------ Data supplied
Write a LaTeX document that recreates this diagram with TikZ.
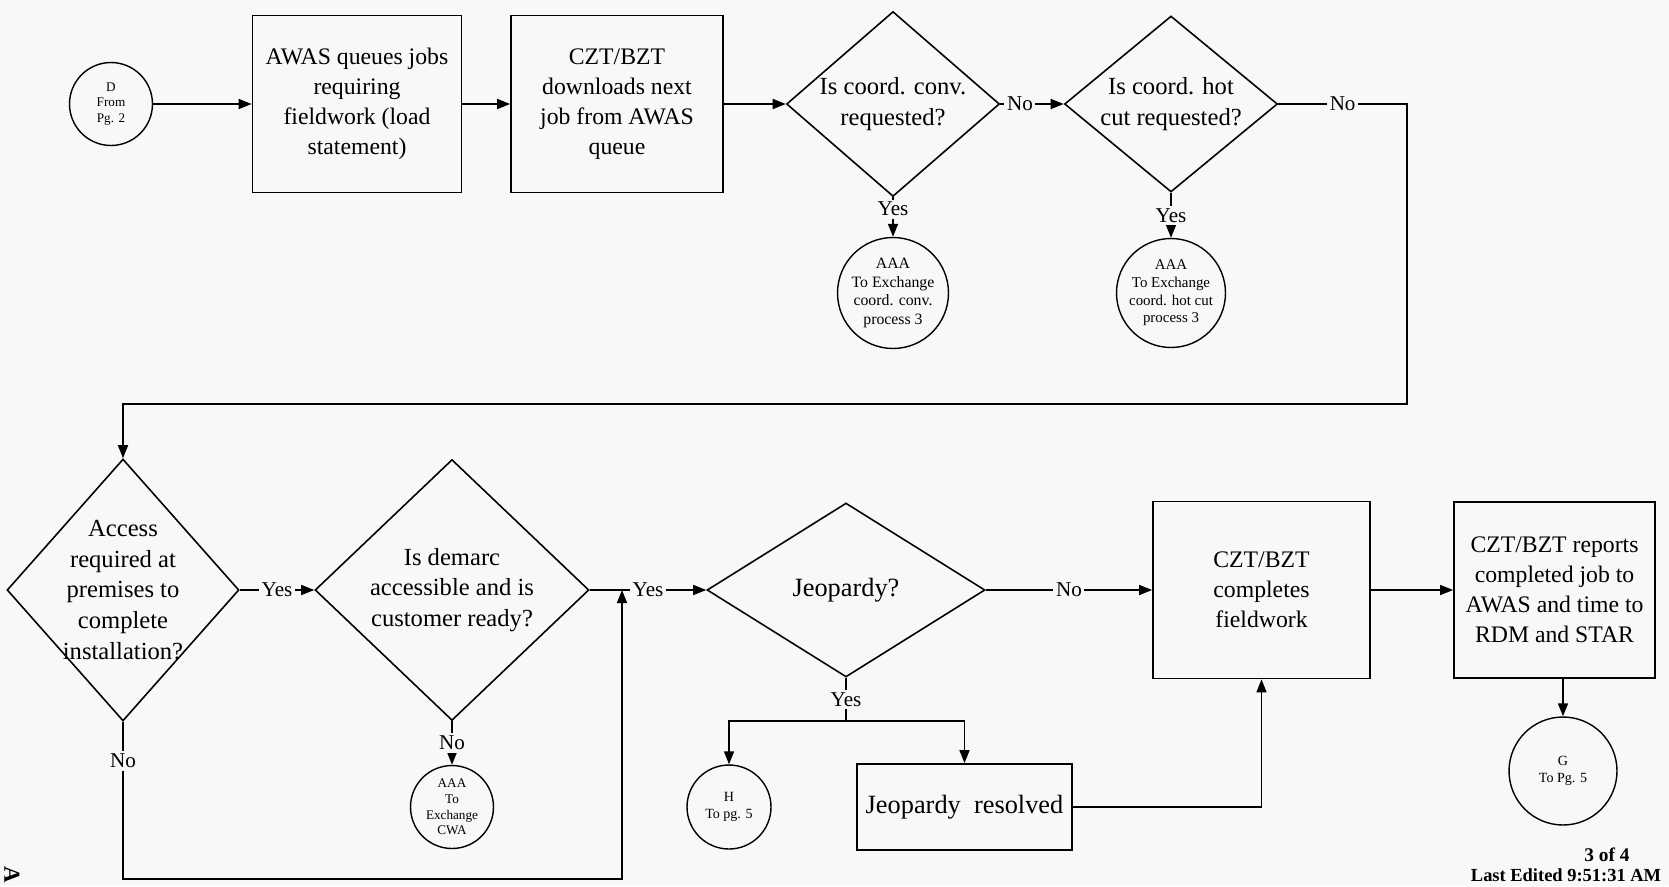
\documentclass[tikz,border=0pt]{standalone}
\usepackage{fontspec}
\setmainfont{Liberation Serif}
\usepackage{tikz}
\usetikzlibrary{shapes.geometric,arrows.meta}
\definecolor{paper}{RGB}{247,248,247}
\tikzstyle{proc} = [draw=black, line width=1pt, align=center, inner sep=1pt, font={\fontsize{13.5}{17}\selectfont}]
\tikzstyle{decide} = [draw=black, line width=0.9pt, diamond, inner sep=0pt]
\tikzstyle{qtext} = [align=center, inner sep=0pt, font={\fontsize{14}{17.5}\selectfont}]
\tikzstyle{conn} = [draw=black, line width=0.8pt, circle, inner sep=0pt, align=center, font={\fontsize{9}{10.5}\selectfont}]
\tikzstyle{lbl} = [fill=paper, inner sep=1.5pt, font={\fontsize{12}{13}\selectfont}]
\tikzstyle{flow} = [line width=0.9pt]

\begin{document}
\begin{tikzpicture}[x=0.02cm, y=-0.02cm, >={Triangle[length=0.26cm,width=0.2cm]}]
    \useasboundingbox (0,0) rectangle (1669,886);
    \fill[paper] (0,0) rectangle (1669,886);
    % top row
    \node[conn, minimum size=1.66cm, font={\fontsize{7.5}{9}\selectfont}](D) at (111,104){D\\From\\Pg. 2};
    \node[proc, minimum width=4.18cm, minimum height=3.54cm](awas) at (357,104){AWAS queues jobs\\requiring\\fieldwork (load\\statement)};
    \node[proc, minimum width=4.24cm, minimum height=3.54cm](dl) at (617,104){CZT/BZT\\downloads next\\job from AWAS\\queue};
    \node[decide, minimum width=4.26cm, minimum height=3.7cm, label={[qtext]center:{Is coord. conv.\\requested?}}](conv) at (893,104){};
    \node[decide, minimum width=4.26cm, minimum height=3.52cm, label={[qtext]center:{Is coord. hot\\cut requested?}}](hot) at (1171,104){};
    \node[conn, minimum size=2.22cm](aaa1) at (893,293){AAA\\To Exchange\\coord. conv.\\process 3};
    \node[conn, minimum size=2.18cm, font={\fontsize{8.5}{10}\selectfont}](aaa2) at (1171,293){AAA\\To Exchange\\coord. hot cut\\process 3};
    \coordinate (turnA) at (1407,404);
    \coordinate (turnB) at (123,404);
    % bottom row
    \node[decide, minimum width=4.64cm, minimum height=5.24cm, label={[qtext]center:{Access\\required at\\premises to\\complete\\installation?}}](acc) at (123,590){};
    \node[decide, minimum width=5.48cm, minimum height=5.22cm, label={[qtext]center:{Is demarc\\accessible and is\\customer ready?}}](demarc) at (452,590){};
    \node[conn, minimum size=1.66cm, font={\fontsize{7.5}{9}\selectfont}](cwa) at (452,807){AAA\\To\\Exchange\\CWA};
    \node[decide, minimum width=5.56cm, minimum height=3.48cm, label={[qtext, font={\fontsize{15}{17}\selectfont}]center:{Jeopardy?}}](jeo) at (846,590){};
    \node[conn, minimum size=1.68cm, font={\fontsize{8}{9.5}\selectfont}](H) at (729,807){H\\To pg. 5};
    \node[proc, minimum width=4.3cm, minimum height=1.72cm, font={\fontsize{15}{17}\selectfont}](res) at (964.5,807){Jeopardy\ \ resolved};
    \node[proc, minimum width=4.34cm, minimum height=3.54cm](fw) at (1261.5,590){CZT/BZT\\completes\\fieldwork};
    \node[proc, minimum width=4.02cm, minimum height=3.52cm](rep) at (1554.5,590){CZT/BZT reports\\completed job to\\AWAS and time to\\RDM and STAR};
    \node[conn, minimum size=2.16cm, font={\fontsize{8}{9.5}\selectfont}](G) at (1563,771){G\\To Pg. 5};
    \coordinate (split) at (846,721);
    \coordinate (loopL) at (123,879);
    \coordinate (loopR) at (622,879);
    % connectors
    \draw[flow,->](D)--(awas);
    \draw[flow,->](awas)--(dl);
    \draw[flow,->](dl)--(conv);
    \draw[flow,->](conv)--node[lbl,pos=0.31]{No}(hot);
    \draw[flow,->](conv)--node[lbl,pos=0.3]{Yes}(aaa1);
    \draw[flow,->](hot)--node[lbl]{Yes}(aaa2);
    \draw[flow,->](hot.east)--node[lbl]{No}(hot.east -| turnA)--(turnA)--(turnB)--(acc.north);
    \draw[flow,->](acc)--node[lbl]{Yes}(demarc);
    \draw[flow,->](demarc)--node[lbl]{No}(cwa);
    \draw[flow,->](demarc)--node[lbl]{Yes}(jeo);
    \draw[flow,->](acc.south)--node[lbl,pos=0.25]{No}(loopL)--(loopR)--(loopR |- jeo);
    \draw[flow,->](jeo)--node[lbl]{No}(fw);
    \draw[flow](jeo)--node[lbl]{Yes}(split);
    \draw[flow,->](split)-|(H);
    \draw[flow,->](split)-|(res);
    \draw[flow,->](res.east)-|(fw.south);
    \draw[flow,->](fw)--(rep);
    \draw[flow,->](rep.south -| G)--(G);
    % page notes
    \node[font={\bfseries\fontsize{11}{13}\selectfont}](pgno) at (1607,855){3 of 4};
    \node[font={\bfseries\fontsize{10.5}{12}\selectfont}](edited) at (1566,875){Last Edited 9:51:31 AM};
    \node[font={\bfseries\fontsize{13}{15}\selectfont}, rotate=-90](mark) at (12,875){A};
  \end{tikzpicture}
\end{document}
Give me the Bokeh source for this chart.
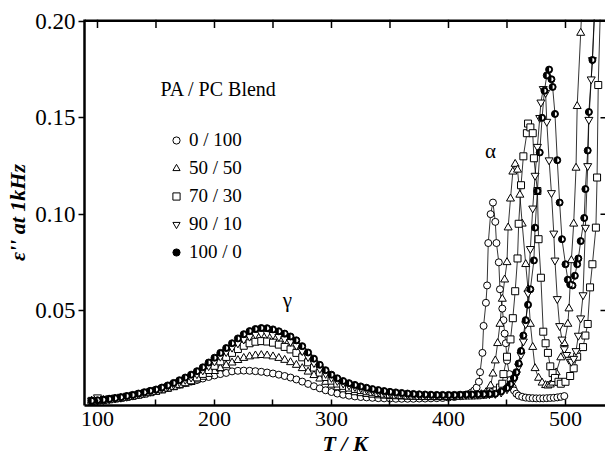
import math
from bokeh.plotting import figure
from bokeh.models import (Range1d, FixedTicker, Label, Legend,
                          LegendItem, ColumnDataSource, PrintfTickFormatter)
from bokeh.embed import file_html
from bokeh.resources import INLINE

# ---------------- data ----------------
X_TICKS = [100, 200, 300, 400, 500]
X_MINOR = [150, 250, 350, 450]
Y_TICKS = [0.05, 0.10, 0.15, 0.20]
X_LO, X_HI = 88.9, 534.2
Y_LO, Y_HI = 0.0007, 0.201

# shared temperature grid below the alpha region (K)
T_LOW = [95, 100, 105, 110, 115, 120, 125, 130, 135, 140, 145, 150, 155, 160,
         165, 170, 175, 180, 185, 190, 195, 200, 205, 210, 215, 220, 225, 230,
         235, 240, 245, 250, 255, 260, 265, 270, 275, 280, 285, 290, 295, 300,
         305, 310, 315, 320, 325, 330, 335, 340, 345, 350, 355, 360, 365, 370,
         375, 380, 385, 390, 395, 400, 405, 410, 415]

# 0 / 100
E_LOW_0 = [.0030, .0033, .0036, .0039, .0043, .0047, .0052, .0057, .0063, .0069,
           .0076, .0083, .0091, .0099, .0107, .0115, .0123, .0131, .0139, .0147,
           .0155, .0163, .0170, .0176, .0184, .0187, .0188, .0187, .0185, .0182,
           .0178, .0173, .0167, .0160, .0152, .0142, .0131, .0119, .0107, .0096,
           .0086, .0077, .0069, .0063, .0058, .0054, .0051, .0049, .0047, .0045,
           .0044, .0043, .0042, .0042, .0042, .0042, .0043, .0043, .0044, .0045,
           .0046, .0048, .0051, .0055, .0062]
T_A_0 = [418, 420, 422, 424, 426, 427, 429, 430, 432, 433, 434, 436, 438, 440,
         441, 443, 444, 446, 447, 448, 449, 450, 452, 453, 455, 456, 458, 460,
         463, 466, 469, 472, 475, 478, 481, 484, 487, 490, 493, 496, 499]
E_A_0 = [.0068, .0075, .0085, .0100, .0130, .0180, .0280, .0420, .0540, .0630,
         .0850, .1000, .1060, .0960, .0850, .0750, .0610, .0510, .0450, .0380,
         .0330, .0240, .0170, .0140, .0100, .0085, .0068, .0058, .0052, .0048,
         .0046, .0045, .0044, .0044, .0044, .0045, .0046, .0047, .0049, .0052,
         .0056]

# 50 / 50
E_LOW_50 = [.0031, .0033, .0035, .0038, .0041, .0045, .0049, .0054, .0059, .0065,
            .0071, .0078, .0085, .0093, .0101, .0110, .0119, .0128, .0141, .0155,
            .0170, .0185, .0200, .0215, .0229, .0242, .0253, .0261, .0266, .0268,
            .0266, .0261, .0253, .0243, .0231, .0217, .0200, .0182, .0164, .0146,
            .0129, .0114, .0101, .0090, .0081, .0075, .0070, .0066, .0062, .0059,
            .0057, .0055, .0054, .0053, .0052, .0051, .0050, .0050, .0050, .0050,
            .0051, .0051, .0052, .0053, .0055]
T_A_50 = [420, 424, 428, 432, 435, 436, 438, 440, 442, 444, 446, 448, 450, 451,
          453, 455, 457, 459, 461, 463, 466, 468, 470, 472, 474, 477, 480, 483,
          485, 487, 489, 492, 496, 499, 502, 503, 505, 507, 509, 510, 513, 515]
E_A_50 = [.0057, .0060, .0065, .0075, .0090, .0110, .0172, .0240, .0330, .0430,
          .0560, .0660, .0750, .0930, .1080, .1220, .1260, .1230, .1100, .0950,
          .0740, .0610, .0430, .0310, .0200, .0150, .0125, .0112, .0110, .0115,
          .0125, .0178, .0256, .0330, .0430, .0510, .0760, .0950, .1240, .1560,
          .1940, .2200]

# 70 / 30
E_LOW_70 = [.0031, .0033, .0036, .0039, .0043, .0047, .0052, .0057, .0063, .0069,
            .0076, .0083, .0091, .0100, .0109, .0119, .0128, .0138, .0153, .0171,
            .0191, .0213, .0236, .0259, .0280, .0300, .0317, .0330, .0338, .0341,
            .0339, .0333, .0323, .0311, .0298, .0280, .0257, .0231, .0204, .0178,
            .0155, .0136, .0121, .0109, .0100, .0093, .0087, .0081, .0076, .0072,
            .0068, .0065, .0063, .0061, .0059, .0058, .0057, .0056, .0056, .0056,
            .0056, .0056, .0057, .0058, .0059]
T_A_70 = [420, 425, 430, 435, 438, 441, 444, 446, 447, 450, 453, 455, 457, 459,
          460, 462, 464, 467, 468, 470, 472, 473, 476, 477, 479, 481, 483, 485,
          487, 489, 491, 494, 496, 500, 504, 507, 510, 515, 517, 519, 521, 523,
          526, 527, 528, 530]
E_A_70 = [.0059, .0060, .0063, .0068, .0075, .0085, .0100, .0120, .0170, .0260,
          .0350, .0460, .0600, .0770, .0950, .1150, .1300, .1420, .1470, .1450,
          .1420, .1290, .1120, .0870, .0670, .0390, .0330, .0280, .0210, .0175,
          .0150, .0130, .0120, .0130, .0160, .0200, .0260, .0310, .0370, .0430,
          .0620, .0740, .0930, .1190, .1670, .2100]

# 90 / 10
E_LOW_90 = [.0032, .0050, .0036, .0040, .0044, .0048, .0053, .0059, .0065, .0072,
            .0079, .0087, .0096, .0106, .0117, .0129, .0141, .0153, .0170, .0190,
            .0212, .0236, .0261, .0285, .0308, .0330, .0350, .0365, .0376, .0381,
            .0380, .0374, .0364, .0352, .0338, .0318, .0290, .0259, .0228, .0198,
            .0172, .0151, .0135, .0122, .0112, .0104, .0097, .0090, .0084, .0079,
            .0075, .0071, .0068, .0066, .0064, .0062, .0061, .0060, .0059, .0059,
            .0059, .0059, .0060, .0061, .0062]
T_A_90 = [420, 425, 430, 435, 440, 445, 450, 453, 456, 458, 460, 462, 464, 466,
          468, 470, 472, 474, 476, 478, 479, 481, 483, 484, 486, 488, 490, 491,
          493, 495, 497, 499, 501, 503, 505, 507, 509, 511, 513, 515, 517, 519,
          520, 522, 523, 525]
E_A_90 = [.0063, .0064, .0065, .0066, .0068, .0075, .0092, .0110, .0140, .0170,
          .0210, .0270, .0340, .0430, .0590, .0820, .1030, .1200, .1350, .1500,
          .1580, .1650, .1630, .1480, .1280, .1110, .0900, .0760, .0560, .0420,
          .0350, .0300, .0270, .0245, .0235, .0250, .0290, .0370, .0460, .0580,
          .0930, .1250, .1490, .1700, .1800, .2100]

# 100 / 0
E_LOW_100 = [.0032, .0034, .0037, .0041, .0045, .0050, .0056, .0062, .0069, .0076,
             .0083, .0090, .0100, .0111, .0124, .0138, .0152, .0167, .0185, .0205,
             .0230, .0255, .0280, .0305, .0330, .0355, .0377, .0393, .0404, .0409,
             .0408, .0402, .0392, .0380, .0365, .0345, .0315, .0282, .0250, .0218,
             .0190, .0167, .0148, .0134, .0123, .0114, .0106, .0099, .0092, .0087,
             .0082, .0078, .0075, .0072, .0069, .0067, .0065, .0064, .0063, .0062,
             .0062, .0062, .0062, .0063, .0064]
T_A_100 = [420, 425, 430, 435, 440, 445, 450, 453, 456, 458, 460, 462, 464, 466,
           468, 470, 473, 474, 476, 478, 480, 482, 484, 486, 488, 489, 491, 493,
           495, 497, 500, 502, 504, 506, 508, 510, 511, 513, 516, 517, 519, 520,
           523, 525]
E_A_100 = [.0064, .0065, .0066, .0067, .0068, .0080, .0098, .0118, .0150, .0180,
           .0225, .0290, .0370, .0450, .0530, .0610, .0760, .0930, .1120, .1320,
           .1500, .1640, .1720, .1750, .1700, .1660, .1520, .1280, .1060, .0870,
           .0740, .0660, .0635, .0630, .0680, .0740, .0770, .0860, .0980, .1130,
           .1330, .1530, .1800, .2050]

LABELS = ["0 / 100", "50 / 50", "70 / 30", "90 / 10", "100 / 0"]

FONT = "Liberation Serif"


def series(e_low, t_a, e_a):
    t = T_LOW[:len(e_low)] + t_a[:len(e_a)]
    e = e_low[:len(T_LOW)] + e_a[:len(t_a)]
    n = min(len(t), len(e))
    return ColumnDataSource(dict(t=t[:n], e=e[:n]))


p = figure(width=605, height=465, output_backend="svg", toolbar_location=None,
           x_range=Range1d(X_LO, X_HI), y_range=Range1d(Y_LO, Y_HI),
           min_border_left=84, min_border_right=0, min_border_top=19,
           min_border_bottom=60)
p.outline_line_color = None
p.xgrid.grid_line_color = None
p.ygrid.grid_line_color = None
p.background_fill_color = "white"
p.border_fill_color = "white"

# bottom axis
xa = p.xaxis[0]
xa.ticker = FixedTicker(ticks=X_TICKS, minor_ticks=X_MINOR)
xa.major_tick_in = 6
xa.major_tick_out = 0
xa.minor_tick_in = 6
xa.minor_tick_out = 0
xa.axis_line_width = 2.5
xa.axis_line_color = "black"
xa.major_tick_line_width = 1.5
xa.minor_tick_line_width = 1.5
xa.major_tick_line_color = "black"
xa.minor_tick_line_color = "black"
xa.major_label_text_font = FONT
xa.major_label_text_font_size = "22px"
xa.major_label_text_color = "black"
xa.major_label_standoff = 6
xa.axis_label = "T / K"
xa.axis_label_text_font = FONT
xa.axis_label_text_font_style = "bold italic"
xa.axis_label_text_font_size = "22px"
xa.axis_label_text_color = "black"
xa.axis_label_standoff = 2

# left axis
ya = p.yaxis[0]
ya.ticker = FixedTicker(ticks=Y_TICKS, minor_ticks=[])
ya.formatter = PrintfTickFormatter(format="%.2f")
ya.major_tick_out = 6
ya.major_tick_in = 0
ya.minor_tick_in = 0
ya.minor_tick_out = 0
ya.axis_line_width = 2.5
ya.axis_line_color = "black"
ya.major_tick_line_width = 1.5
ya.major_tick_line_color = "black"
ya.major_label_text_font = FONT
ya.major_label_text_font_size = "23px"
ya.major_label_text_color = "black"
ya.major_label_standoff = 3
ya.axis_label = "ε'' at 1kHz"
ya.axis_label_text_font = FONT
ya.axis_label_text_font_style = "bold italic"
ya.axis_label_text_font_size = "22px"
ya.axis_label_text_color = "black"
ya.axis_label_standoff = 2

# top frame line with inward ticks, and inward ticks on the right edge
top_ticks = X_TICKS + X_MINOR
p.segment(x0=[X_LO], y0=[Y_HI], x1=[X_HI], y1=[Y_HI], line_color="black",
          line_width=5)
p.segment(x0=top_ticks, y0=[Y_HI] * len(top_ticks), x1=top_ticks,
          y1=[Y_HI - 8.5 / 1927] * len(top_ticks), line_color="black", line_width=1.5)
right_ticks = Y_TICKS[:3]
p.segment(x0=[X_HI] * len(right_ticks), y0=right_ticks,
          x1=[X_HI - 5 / 1.17] * len(right_ticks), y1=right_ticks,
          line_color="black", line_width=1.5)

src = [series(E_LOW_0, T_A_0, E_A_0),
       series(E_LOW_50, T_A_50, E_A_50),
       series(E_LOW_70, T_A_70, E_A_70),
       series(E_LOW_90, T_A_90, E_A_90),
       series(E_LOW_100, T_A_100, E_A_100)]

for s in src:
    p.line("t", "e", source=s, line_color="black", line_width=0.8)

r0 = p.scatter("t", "e", source=src[0], marker="circle", size=7,
               fill_color="white", line_color="black", line_width=1)
r1 = p.scatter("t", "e", source=src[1], marker="triangle", size=8,
               fill_color="white", line_color="black", line_width=1)
r2 = p.scatter("t", "e", source=src[2], marker="square", size=7,
               fill_color="white", line_color="black", line_width=1)
r3 = p.scatter("t", "e", source=src[3], marker="inverted_triangle", size=8,
               fill_color="white", line_color="black", line_width=1)
r4 = p.scatter("t", "e", source=src[4], marker="circle", size=7,
               fill_color="black", line_color="black", line_width=1)
p.wedge("t", "e", source=src[4], radius=2.0, radius_units="screen",
        start_angle=-math.pi / 2, end_angle=math.pi / 2,
        fill_color="white", line_color=None)

legend = Legend(items=[LegendItem(label=LABELS[0], renderers=[r0]),
                       LegendItem(label=LABELS[1], renderers=[r1]),
                       LegendItem(label=LABELS[2], renderers=[r2]),
                       LegendItem(label=LABELS[3], renderers=[r3]),
                       LegendItem(label=LABELS[4], renderers=[r4])],
                location=(83, 142), glyph_width=18, glyph_height=18,
                label_text_font=FONT, label_text_font_size="19px",
                label_text_color="black",
                label_standoff=4, spacing=6, padding=0, margin=0,
                border_line_color=None, background_fill_alpha=0)
p.add_layout(legend)

p.add_layout(Label(x=153.8, y=0.1647, text="PA / PC Blend", text_font=FONT,
                   text_font_size="20px", text_align="left", text_baseline="middle",
                   text_color="black"))
p.add_layout(Label(x=436, y=0.133, text="α", text_font=FONT,
                   text_font_size="21px", text_align="center", text_baseline="middle",
                   text_color="black"))
p.add_layout(Label(x=262.4, y=0.0552, text="γ", text_font=FONT,
                   text_font_size="21px", text_align="center", text_baseline="middle",
                   text_color="black"))

open("out.html", "w").write(file_html(p, INLINE))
------------
Where a line in the entries holds "with", copy that line.

- _Answer in full_:
Write a LaTeX document that recreates this diagram with TikZ.
# top frame line with inward ticks, and inward ticks on the right edge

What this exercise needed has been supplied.